** begin **

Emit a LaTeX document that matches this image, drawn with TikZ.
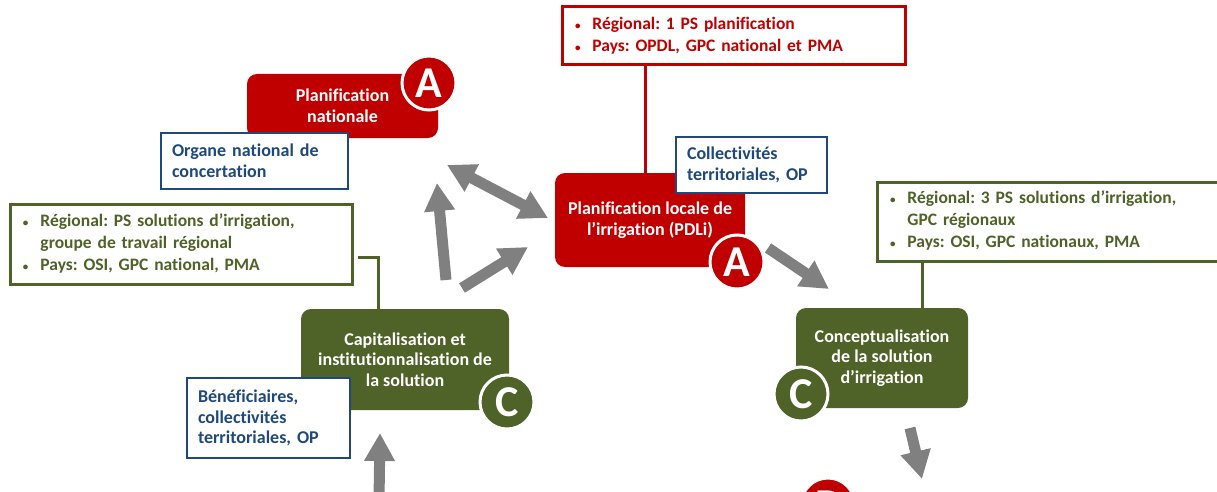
\documentclass[tikz,border=0pt]{standalone}
\usepackage{fontspec}
\setmainfont{Carlito}[Ligatures={NoCommon}]
\frenchspacing
\usetikzlibrary{arrows.meta}
\definecolor{pdred}{RGB}{192,0,0}
\definecolor{pdgreen}{RGB}{79,98,40}
\definecolor{pdblue}{RGB}{31,73,125}
\definecolor{pdgray}{RGB}{128,128,128}
\newcommand{\puce}{{\fontsize{11}{11}\selectfont\textbullet}}

\begin{document}
\begin{tikzpicture}[x=1pt,y=-1pt,
  every node/.style={font=\bfseries\fontsize{18}{20.5}\selectfont},
  phasebox/.style={fill=#1, text=white, rounded corners=10pt, align=center, inner sep=0pt},
  actorbox/.style={draw=pdblue, line width=2.5pt, fill=white, text=pdblue, align=left, inner xsep=11pt, inner ysep=0pt},
  listbox/.style={draw=#1, line width=3pt, fill=white, text=#1, align=left, inner xsep=13pt, inner ysep=0pt,
    font=\bfseries\fontsize{17.5}{22}\selectfont},
  letter/.style={circle, fill=#1, draw=white, line width=3pt, minimum size=54pt, inner sep=0pt, text=white,
    font=\bfseries\fontsize{44}{44}\selectfont},
  link/.style={draw=#1, line width=3pt},
  flow/.style={draw=pdgray, line width=11pt, -{Triangle[length=28pt,width=29pt]}}]

\clip (0,0) rectangle (1217,492);

% listes des acteurs
\node[listbox=pdred, minimum width=343pt, minimum height=58pt, text width=317pt] (rtop) at (733.5,36)
  {\begin{tabular}{@{}l@{\hspace{12pt}}l@{}}
   \puce & Régional: 1 PS planification\\
   \puce & Pays: OPDL, GPC national et PMA
   \end{tabular}};
\node[listbox=pdgreen, minimum width=342pt, minimum height=80pt, text width=316pt] (lgreen) at (181,244)
  {\begin{tabular}{@{}l@{\hspace{12pt}}l@{}}
   \puce & Régional: PS solutions d’irrigation,\\
         & groupe de travail régional\\
   \puce & Pays: OSI, GPC national,  PMA
   \end{tabular}};
\node[listbox=pdgreen, minimum width=360pt, minimum height=79pt, text width=334pt] (rgreen) at (1057,221.5)
  {\begin{tabular}{@{}l@{\hspace{12pt}}l@{}}
   \puce & Régional: 3 PS solutions d’irrigation,\\
         & GPC régionaux\\
   \puce & Pays: OSI, GPC nationaux,  PMA
   \end{tabular}};

% etapes
\node[phasebox=pdred, minimum width=191pt, minimum height=64pt] (plannat) at (342.5,106) {Planification\\nationale};
\node[phasebox=pdred, minimum width=190pt, minimum height=94pt] (pdli) at (650,220) {Planification locale de\\l’irrigation (PDLi)};
\node[phasebox=pdgreen, minimum width=172pt, minimum height=100pt] (concept) at (882,358) {Conceptualisation\\de la solution\\d’irrigation};
\node[phasebox=pdgreen, minimum width=208pt, minimum height=101pt] (capit) at (405,359.5) {Capitalisation et\\institutionnalisation de\\la solution};

% liens
\draw[link=pdred] ([xshift=-5pt]pdli.north) -- ([xshift=-5pt]pdli.north |- rtop.south);
\draw[link=pdgreen] ([xshift=40pt]concept.north) -- ([xshift=40pt]concept.north |- rgreen.south);
\draw[link=pdgreen] ([xshift=4pt,yshift=-13pt]lgreen.east) -| ([xshift=-27pt]capit.north);

% beneficiaires
\node[actorbox, minimum height=56pt, text width=165pt] (orgnat) at (254.5,161) {Organe national de\\concertation};
\node[actorbox, minimum height=56pt, text width=129pt] (colter) at (751.5,165) {Collectivités\\territoriales, OP};
\node[actorbox, minimum height=80pt, text width=141pt] (benef) at (268.5,418) {Bénéficiaires,\\collectivités\\territoriales, OP};

% lettres
\node[letter=pdred] (circA1) at (429,83) {A};
\node[letter=pdred] (circA2) at (737,262) {A};
\node[letter=pdgreen] (circC1) at (507,402) {C};
\node[letter=pdgreen] (circC2) at (801,394) {C};
\node[letter=pdred] (circB) at (828,505) {B};

% fleches
\coordinate (f1a) at (447,165); \coordinate (f1b) at (548,218);
\coordinate (f2a) at (446,280); \coordinate (f2b) at (437,183);
\coordinate (f3a) at (462,288); \coordinate (f3b) at (528,247);
\coordinate (f4a) at (768,248); \coordinate (f4b) at (829,289);
\coordinate (f5a) at (910,428); \coordinate (f5b) at (922,479);
\coordinate (f6a) at (379,500); \coordinate (f6b) at (380,433);
\draw[flow, {Triangle[length=28pt,width=29pt]}-{Triangle[length=28pt,width=29pt]}] (f1a) -- (f1b);
\draw[flow] (f2a) -- (f2b);
\draw[flow] (f3a) -- (f3b);
\draw[flow] (f4a) -- (f4b);
\draw[flow] (f5a) -- (f5b);
\draw[flow] (f6a) -- (f6b);

\end{tikzpicture}
\end{document}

** end **

Exercise task — Leave out all pictures, then copy the remaining material exactly.

Full output —
Emit a LaTeX document that matches this image, drawn with TikZ.
\documentclass[tikz,border=0pt]{standalone}
\usepackage{fontspec}
\setmainfont{Carlito}[Ligatures={NoCommon}]
\frenchspacing
\usetikzlibrary{arrows.meta}
\definecolor{pdred}{RGB}{192,0,0}
\definecolor{pdgreen}{RGB}{79,98,40}
\definecolor{pdblue}{RGB}{31,73,125}
\definecolor{pdgray}{RGB}{128,128,128}
\newcommand{\puce}{{\fontsize{11}{11}\selectfont\textbullet}}

\begin{document}
\begin{tikzpicture}[x=1pt,y=-1pt,
  every node/.style={font=\bfseries\fontsize{18}{20.5}\selectfont},
  phasebox/.style={fill=#1, text=white, rounded corners=10pt, align=center, inner sep=0pt},
  actorbox/.style={draw=pdblue, line width=2.5pt, fill=white, text=pdblue, align=left, inner xsep=11pt, inner ysep=0pt},
  listbox/.style={draw=#1, line width=3pt, fill=white, text=#1, align=left, inner xsep=13pt, inner ysep=0pt,
    font=\bfseries\fontsize{17.5}{22}\selectfont},
  letter/.style={circle, fill=#1, draw=white, line width=3pt, minimum size=54pt, inner sep=0pt, text=white,
    font=\bfseries\fontsize{44}{44}\selectfont},
  link/.style={draw=#1, line width=3pt},
  flow/.style={draw=pdgray, line width=11pt, -{Triangle[length=28pt,width=29pt]}}]

\clip (0,0) rectangle (1217,492);

% listes des acteurs
\node[listbox=pdred, minimum width=343pt, minimum height=58pt, text width=317pt] (rtop) at (733.5,36)
  {\begin{tabular}{@{}l@{\hspace{12pt}}l@{}}
   \puce & Régional: 1 PS planification\\
   \puce & Pays: OPDL, GPC national et PMA
   \end{tabular}};
\node[listbox=pdgreen, minimum width=342pt, minimum height=80pt, text width=316pt] (lgreen) at (181,244)
  {\begin{tabular}{@{}l@{\hspace{12pt}}l@{}}
   \puce & Régional: PS solutions d’irrigation,\\
         & groupe de travail régional\\
   \puce & Pays: OSI, GPC national,  PMA
   \end{tabular}};
\node[listbox=pdgreen, minimum width=360pt, minimum height=79pt, text width=334pt] (rgreen) at (1057,221.5)
  {\begin{tabular}{@{}l@{\hspace{12pt}}l@{}}
   \puce & Régional: 3 PS solutions d’irrigation,\\
         & GPC régionaux\\
   \puce & Pays: OSI, GPC nationaux,  PMA
   \end{tabular}};

% etapes
\node[phasebox=pdred, minimum width=191pt, minimum height=64pt] (plannat) at (342.5,106) {Planification\\nationale};
\node[phasebox=pdred, minimum width=190pt, minimum height=94pt] (pdli) at (650,220) {Planification locale de\\l’irrigation (PDLi)};
\node[phasebox=pdgreen, minimum width=172pt, minimum height=100pt] (concept) at (882,358) {Conceptualisation\\de la solution\\d’irrigation};
\node[phasebox=pdgreen, minimum width=208pt, minimum height=101pt] (capit) at (405,359.5) {Capitalisation et\\institutionnalisation de\\la solution};

% liens
\draw[link=pdred] ([xshift=-5pt]pdli.north) -- ([xshift=-5pt]pdli.north |- rtop.south);
\draw[link=pdgreen] ([xshift=40pt]concept.north) -- ([xshift=40pt]concept.north |- rgreen.south);
\draw[link=pdgreen] ([xshift=4pt,yshift=-13pt]lgreen.east) -| ([xshift=-27pt]capit.north);

% beneficiaires
\node[actorbox, minimum height=56pt, text width=165pt] (orgnat) at (254.5,161) {Organe national de\\concertation};
\node[actorbox, minimum height=56pt, text width=129pt] (colter) at (751.5,165) {Collectivités\\territoriales, OP};
\node[actorbox, minimum height=80pt, text width=141pt] (benef) at (268.5,418) {Bénéficiaires,\\collectivités\\territoriales, OP};

% lettres
\node[letter=pdred] (circA1) at (429,83) {A};
\node[letter=pdred] (circA2) at (737,262) {A};
\node[letter=pdgreen] (circC1) at (507,402) {C};
\node[letter=pdgreen] (circC2) at (801,394) {C};
\node[letter=pdred] (circB) at (828,505) {B};

% fleches
\coordinate (f1a) at (447,165); \coordinate (f1b) at (548,218);
\coordinate (f2a) at (446,280); \coordinate (f2b) at (437,183);
\coordinate (f3a) at (462,288); \coordinate (f3b) at (528,247);
\coordinate (f4a) at (768,248); \coordinate (f4b) at (829,289);
\coordinate (f5a) at (910,428); \coordinate (f5b) at (922,479);
\coordinate (f6a) at (379,500); \coordinate (f6b) at (380,433);
\draw[flow, {Triangle[length=28pt,width=29pt]}-{Triangle[length=28pt,width=29pt]}] (f1a) -- (f1b);
\draw[flow] (f2a) -- (f2b);
\draw[flow] (f3a) -- (f3b);
\draw[flow] (f4a) -- (f4b);
\draw[flow] (f5a) -- (f5b);
\draw[flow] (f6a) -- (f6b);

\end{tikzpicture}
\end{document}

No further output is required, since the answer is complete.